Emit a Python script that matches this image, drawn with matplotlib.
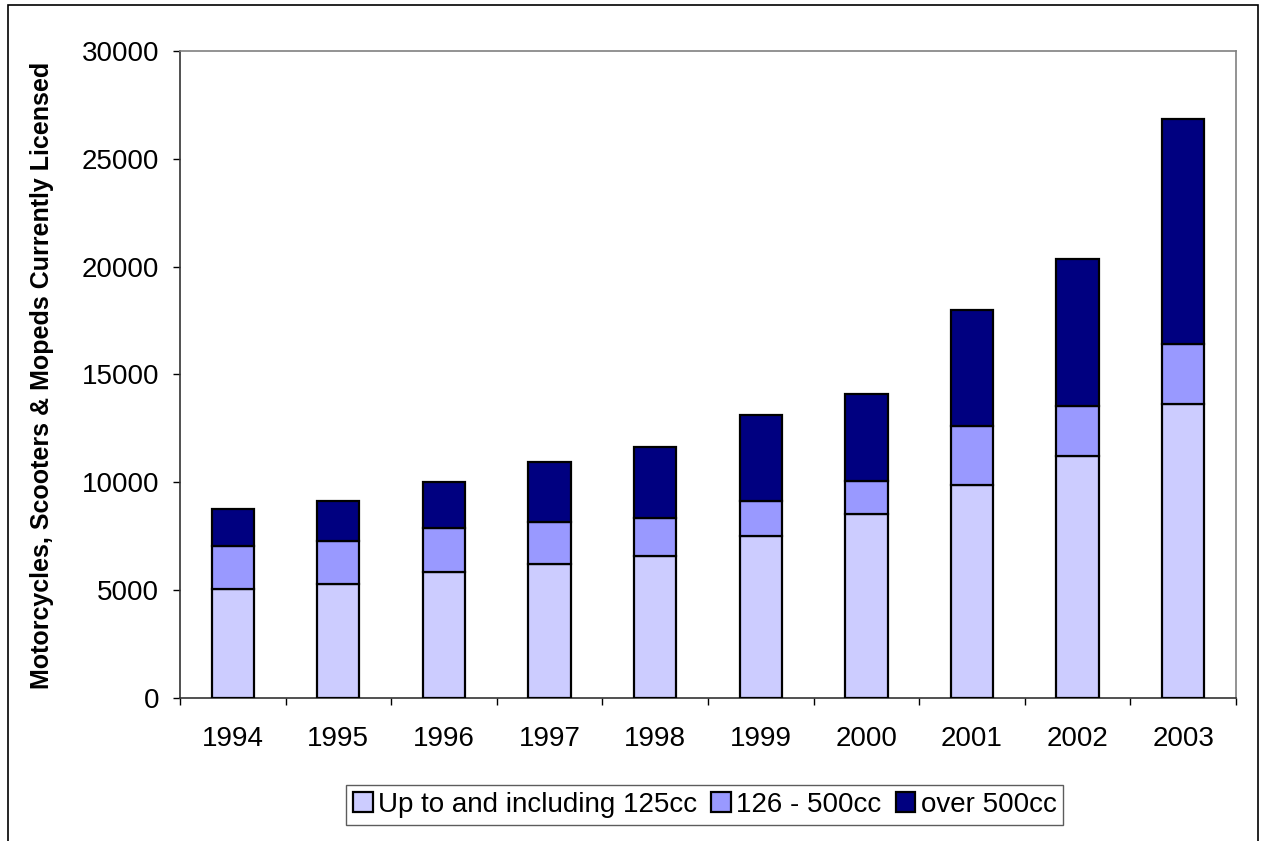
import matplotlib.pyplot as plt
import numpy as np
from matplotlib.patches import Rectangle

years = ['1994', '1995', '1996', '1997', '1998', '1999', '2000', '2001', '2002', '2003']
upto_125 = [5050, 5270, 5830, 6220, 6570, 7500, 8530, 9860, 11240, 13620]
cc_126_500 = [2020, 2000, 2060, 1960, 1760, 1650, 1550, 2760, 2310, 2780]
over_500 = [1710, 1860, 2130, 2750, 3320, 3950, 4030, 5380, 6820, 10440]

labels = ['Up to and including 125cc', '126 - 500cc', 'over 500cc']
colors = ['#CCCCFF', '#9999FF', '#000080']

plt.rcParams['font.family'] = ['Liberation Sans', 'DejaVu Sans']

fig = plt.figure(figsize=(12.61, 8.41), dpi=100)
ax = fig.add_axes([0.1427, 0.170, 0.8375, 0.7694])

x = np.arange(len(years))
bottom = np.zeros(len(years))
for vals, lab, col in zip([upto_125, cc_126_500, over_500], labels, colors):
    ax.bar(x, vals, width=0.4, bottom=bottom, color=col, edgecolor='black',
           linewidth=1.6, label=lab, zorder=3)
    bottom += np.array(vals)

ax.set_xlim(-0.5, len(years) - 0.5)
ax.set_ylim(0, 30000)
ax.set_yticks(range(0, 30001, 5000))
ax.tick_params(axis='y', labelsize=20, direction='out', length=5, width=1, pad=10)

ax.set_xticks(x)
ax.set_xticklabels(years, fontsize=20)
ax.tick_params(axis='x', which='major', length=0, pad=20)
ax.set_xticks(np.arange(-0.5, len(years), 1.0), minor=True)
ax.tick_params(axis='x', which='minor', direction='out', length=5, width=1)

for side in ['top', 'right']:
    ax.spines[side].set_color('#808080')
    ax.spines[side].set_linewidth(1.2)
for side in ['left', 'bottom']:
    ax.spines[side].set_color('#333333')
    ax.spines[side].set_linewidth(1.2)

fig.text(42 / 1261, 1 - 375 / 841, 'Motorcycles, Scooters & Mopeds Currently Licensed',
         fontsize=18, fontweight='bold', rotation=90, ha='center', va='center')

leg = fig.legend(loc='center', bbox_to_anchor=(0.559, 0.043), ncol=3, fontsize=20,
                 frameon=True, fancybox=False, shadow=False, handlelength=0.7,
                 handleheight=0.7, handletextpad=0.2, columnspacing=0.5,
                 borderpad=0.25, borderaxespad=0)
leg.get_frame().set_edgecolor('#333333')
leg.get_frame().set_linewidth(1)

# border around the chart area (bottom edge runs off the image)
fig.patches.append(Rectangle((8 / 1261, -0.01), 1250 / 1261, 1.01 - 5 / 841,
                             transform=fig.transFigure, fill=False,
                             edgecolor='black', linewidth=1.2))

fig.savefig('out.png', dpi=100)
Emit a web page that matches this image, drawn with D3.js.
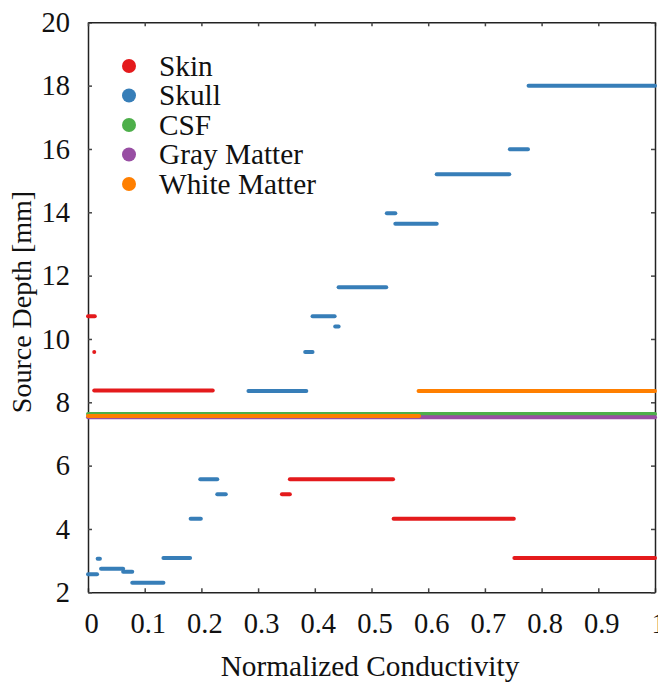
<!DOCTYPE html>
<html>
<head>
<meta charset="utf-8">
<script src="https://cdn.jsdelivr.net/npm/d3@7"></script>
<style>
  body { margin: 0; background: #fff; }
  text { font-family: "Liberation Serif", "Times New Roman", serif; fill: #111; }
</style>
</head>
<body>
<svg id="chart" width="658" height="682"></svg>
<script>
// tissue names and colours (legend order)
const tissues = ["Skin", "Skull", "CSF", "Gray Matter", "White Matter"];
const tissueColors = ["#e41a1c", "#377eb8", "#4daf4a", "#984ea3", "#ff7f00"];

// segments: [conductivity start, conductivity end, source depth]
const skinSegments = [
    [0.0, 0.012, 10.72], [0.011, 0.011, 9.59], [0.011, 0.220, 8.37],
    [0.342, 0.356, 5.10], [0.356, 0.538, 5.57], [0.539, 0.751, 4.32],
    [0.752, 1.0, 3.08]
];
const skullSegments = [
    [0.0, 0.016, 2.57], [0.017, 0.021, 3.06], [0.023, 0.062, 2.74],
    [0.062, 0.078, 2.65], [0.078, 0.133, 2.30], [0.133, 0.180, 3.08],
    [0.181, 0.199, 4.32], [0.198, 0.228, 5.57], [0.228, 0.243, 5.10],
    [0.283, 0.385, 8.36], [0.383, 0.396, 9.59], [0.396, 0.435, 10.72],
    [0.436, 0.442, 10.39], [0.442, 0.526, 11.63], [0.527, 0.542, 13.97],
    [0.542, 0.615, 13.64], [0.615, 0.743, 15.20], [0.744, 0.776, 15.99],
    [0.777, 1.0, 18.00]
];
const csfSegments = [[0.0, 1.0, 7.63]];
const graySegments = [[0.0, 1.0, 7.53]];
const whiteSegments = [[0.0, 0.584, 7.57], [0.583, 1.0, 8.36]];

const xTicks = [0, 0.1, 0.2, 0.3, 0.4, 0.5, 0.6, 0.7, 0.8, 0.9, 1];
const xTickLabels = ["0", "0.1", "0.2", "0.3", "0.4", "0.5", "0.6", "0.7", "0.8", "0.9", "1"];
const yTicks = [2, 4, 6, 8, 10, 12, 14, 16, 18, 20];

const svg = d3.select("#chart");
const plotLeft = 88, plotRight = 655, plotTop = 22.3, plotBottom = 592.3;

const x = d3.scaleLinear().domain([0, 1]).range([plotLeft, plotRight]);
const y = d3.scaleLinear().domain([2, 20]).range([plotBottom, plotTop]);

// axes with inward ticks
const xAxis = svg.append("g")
    .attr("transform", `translate(0,${plotBottom})`)
    .call(d3.axisBottom(x).tickValues(xTicks).tickSize(-4).tickSizeOuter(0)
        .tickPadding(20.7).tickFormat((d, i) => xTickLabels[i]));
xAxis.selectAll("text").attr("dx", 3);

const yAxis = svg.append("g")
    .attr("transform", `translate(${plotLeft},0)`)
    .call(d3.axisLeft(y).tickValues(yTicks).tickSize(-4).tickSizeOuter(0)
        .tickPadding(18).tickFormat(d3.format("d")));

svg.append("g")
    .attr("transform", `translate(0,${plotTop})`)
    .call(d3.axisTop(x).tickValues(xTicks).tickSize(-4).tickSizeOuter(0).tickFormat(""));
svg.append("g")
    .attr("transform", `translate(${plotRight},0)`)
    .call(d3.axisRight(y).tickValues(yTicks).tickSize(-4).tickSizeOuter(0).tickFormat(""));

svg.selectAll(".tick text")
    .style("font-family", '"Liberation Serif", serif')
    .style("font-size", "28.5px")
    .attr("fill", "#111");
svg.selectAll(".domain").attr("stroke", "#222").attr("stroke-width", 1.5);
svg.selectAll(".tick line").attr("stroke", "#444").attr("stroke-width", 1.5);

// data segments, drawn so orange sits on top like the original
const plot = svg.append("g");
const allSeries = [skinSegments, skullSegments, csfSegments, graySegments, whiteSegments];
allSeries.forEach((segs, i) => {
    plot.selectAll(null)
        .data(segs)
        .enter().append("line")
        .attr("x1", d => x(d[0]))
        .attr("x2", d => x(d[1]))
        .attr("y1", d => y(d[2]))
        .attr("y2", d => y(d[2]))
        .attr("stroke", tissueColors[i])
        .attr("stroke-width", 4)
        .attr("stroke-linecap", "round");
});

// legend
const legend = svg.append("g");
tissues.forEach((name, i) => {
    const cy = 66 + i * 29.5;
    legend.append("circle")
        .attr("cx", 129).attr("cy", cy).attr("r", 7)
        .attr("fill", tissueColors[i]);
    legend.append("text")
        .attr("x", 159).attr("y", cy + 9.5)
        .style("font-size", "29.3px")
        .text(name);
});

// axis titles
svg.append("text")
    .attr("x", 370)
    .attr("y", 676)
    .attr("text-anchor", "middle")
    .style("font-size", "29.3px")
    .text("Normalized Conductivity");

svg.append("text")
    .attr("transform", "translate(31,302) rotate(-90)")
    .attr("text-anchor", "middle")
    .style("font-size", "28px")
    .text("Source Depth [mm]");
</script>
</body>
</html>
* * * * * * * * *
Given exercise
Repeat, word for word and with no pictures, only the lines running from the beginning of the data to the line that contains "5380, 6820, 10440]".

Expected answer
Emit a Python script that matches this image, drawn with matplotlib.
import matplotlib.pyplot as plt
import numpy as np
from matplotlib.patches import Rectangle

years = ['1994', '1995', '1996', '1997', '1998', '1999', '2000', '2001', '2002', '2003']
upto_125 = [5050, 5270, 5830, 6220, 6570, 7500, 8530, 9860, 11240, 13620]
cc_126_500 = [2020, 2000, 2060, 1960, 1760, 1650, 1550, 2760, 2310, 2780]
over_500 = [1710, 1860, 2130, 2750, 3320, 3950, 4030, 5380, 6820, 10440]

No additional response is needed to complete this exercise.